Saturday, January 14, 2012

Winner of 2011 Langum Prize for American Historical Fiction

Julie Otsuka's The Buddha in the Attic (Knopf) is the winner of the Langum Prize for American Historical Fiction for 2011. 

From the press release:  "This short, poetic book describes the experience of the Japanese 'picture brides' who were brought over in the very early part of the 20th century to marry Japanese men working in the United States, mostly as farm laborers. The writing is beautiful, and, although the book is sparse, each word carries weight."

Geraldine Brooks' Caleb's Crossing (Viking) was named an Honorable Mention:

"The mid-seventeenth century Massachusetts of Martha’s Vineyard and Cambridge provide the settings for this exquisitely and lushly written novel that explores the clash of cultures between the Puritans and the native Wampanoag inhabitants."

Five novels received a Director's Mention this year, which reflects and recognizes the number of quality submissions the award received from small and regional presses.  They are as follows:

John M. Archer, After the Rain: A Novel of War and Coming Home (Ten Roads Publishing): Following the Civil War, a wounded Union officer returns home, plagued by guilt over his comrades' deaths.

James Hoggard, The Mayor’s Daughter (Wings Press): In small-town Texas during the 1920s oil boom, a young woman and her family sit at odds over her choice of husband.

Hugh Nissenson, The Pilgrim (Sourcebooks): A Calvinist arrives in Massachusetts from England in 1622 and is consumed by spiritual conflict.

Sheila Ortiz-Taylor, Homestead (Spinsters Ink): A large lower middle-class family undergoes change in 1920s and 1930s Florida and Georgia.

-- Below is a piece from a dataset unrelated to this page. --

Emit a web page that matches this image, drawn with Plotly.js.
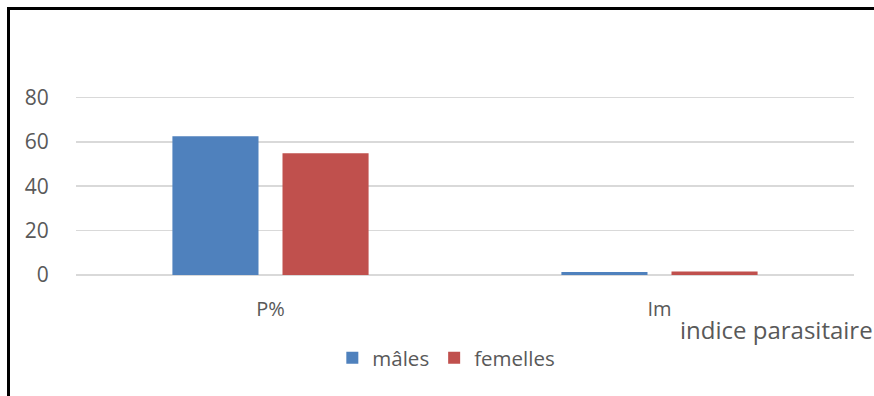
<!DOCTYPE html>
<html>
<head>
<meta charset="utf-8">
<script src="https://cdn.plot.ly/plotly-3.0.1.min.js"></script>
<style>
html,body{margin:0;padding:0;background:#fff;overflow:hidden;}
#wrap{position:relative;width:874px;height:396px;}
#chart{position:absolute;left:0;top:0;width:874px;height:396px;}
#frame{position:absolute;left:7px;top:7px;width:900px;height:420px;border-left:3px solid #000;border-top:3px solid #000;pointer-events:none;}
</style>
</head>
<body>
<div id="wrap"><div id="chart"></div><div id="frame"></div></div>
<script>
var categories = ["P%", "Im"];
var males = [62.5, 1.4];
var femelles = [54.8, 1.6];
var seriesNames = ["mâles", "femelles"];
var yTicks = [0, 20, 40, 60, 80];
var axisTitle = "indice parasitaire";

var font = "'Open Sans', 'Noto Sans', sans-serif";
var grey = "#595959";

var traces = [
  {type: "bar", name: seriesNames[0], x: categories, y: males,
   marker: {color: "#4f81bd"}},
  {type: "bar", name: seriesNames[1], x: categories, y: femelles,
   marker: {color: "#c0504d"}}
];

var layout = {
  width: 874, height: 396,
  margin: {l: 76, r: 20, t: 93, b: 121},
  paper_bgcolor: "#fff", plot_bgcolor: "#fff",
  barmode: "group", bargap: 0.434, bargroupgap: 0.218,
  font: {family: font, color: grey, size: 20},
  showlegend: true,
  legend: {orientation: "h", x: 0.476, xanchor: "center", y: -0.455, yanchor: "middle",
           font: {size: 20.5, color: grey}, traceorder: "normal"},
  xaxis: {showgrid: false, zeroline: false, showline: false,
          ticks: "outside", ticklen: 16, tickcolor: "rgba(0,0,0,0)",
          tickfont: {size: 20, color: grey}},
  yaxis: {range: [0, 82], tickvals: yTicks, showgrid: true, gridcolor: "#d9d9d9", gridwidth: 1.5,
          zeroline: true, zerolinecolor: "#d9d9d9", zerolinewidth: 1.5, showline: false,
          ticks: "outside", ticklen: 22, tickcolor: "rgba(0,0,0,0)",
          tickfont: {size: 21, color: grey}},
  annotations: [{text: axisTitle, xref: "paper", yref: "paper", x: 1.027, xanchor: "right",
                 y: -0.302, yanchor: "middle", showarrow: false,
                 font: {size: 24, color: grey, family: font}}]
};

Plotly.newPlot("chart", traces, layout, {displayModeBar: false, staticPlot: true});
</script>
</body>
</html>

Shirley Reva Vernick, The Blood Lie (Cinco Puntos Press): In this young adult novel, based on an actual incident in 1920s small-town upstate New York, a young Jewish boy is accused of murdering a young girl, who had become lost but was quite alright, for the use in supposed religious ceremonies.

For more details on these titles as well as the awards submission process, see the Langum Charitable Trust website.  Descriptions for these titles are based on the press release.


  1. I'm bookmarking this page because I want to read all of these books eventually. I have seen mixed reviews of The Buddha in the Attic though, lots of people don't like the collective voice?

  2. It sounds like an interesting technique, though it's probably not for people who don't care for literary fiction. I haven't read it but will have to give it a try. Most of the titles who got a Director's Mention I haven't heard of before. Nice to see them getting some added publicity this way.

  3. I'm fascinated by the number of books set in the 20's and 30's. That period before the war is very rich, and in a melancholy way, similar to our time.